Americans with a purely secular view of life have too much to live with, too little to live for. Everything is permitted and nothing is important. But once growth and prosperity cease to be their reason for existence, they are bound to ask questions about the purpose and meaning of their lives: Whence? Whither? Why? And to such questions secularism has no answers that have yet proved widely satisfying in practice. Few of the great thinkers of the twentieth century have remained loyal to secular humanism. Secularism in its sophisticated form rarely flourishes outside intellectual centers where the mind is the organizing center of life. In its more "popular" Marxist form, it is keeling over arthritically. The very emptiness of our secular age is its deepest spiritual significance.You might need to read that more than once. I did. And each time I read it, it made more sense than before.

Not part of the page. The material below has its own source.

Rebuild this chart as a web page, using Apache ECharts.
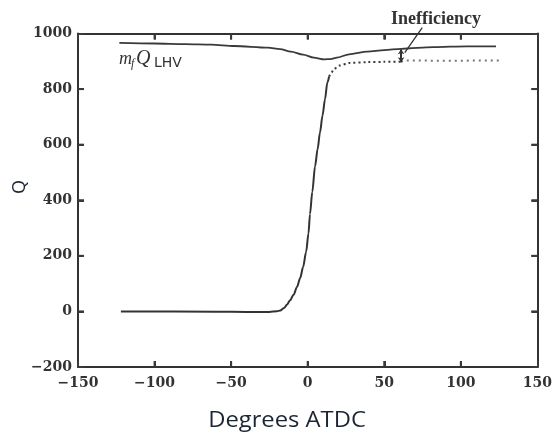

It is even conceivable that our generation is standing on the threshold of a rebound of historic proportions. The collapse of the great counterreligious ideologies - Freudianism's failure to recodify the private world and Marxism's to recodify the public - clears the greatest obstacle to this possibility. Philosophical denials of faith have become affirmations that need denying. Social permissions have become constrictions from which we need liberating. Secular iconoclasms have become idols that need debunking. Moral inversions have become blind orthodoxies against which we need new heresies. Critical deconstruction has become destructiveness against which the need is to build and rebuild. Even secular humanism turns out to be, not the bogey its enemies fear, but an oxymoron its supporters regret - for secularism does not produce humanism; humanism requires, not secularism, but supernaturalism.
Oz Guinness, The American Hour: A Time of Reckoning and the Once and Future Role of Faith (New York: Free Press, 1993), p. 398.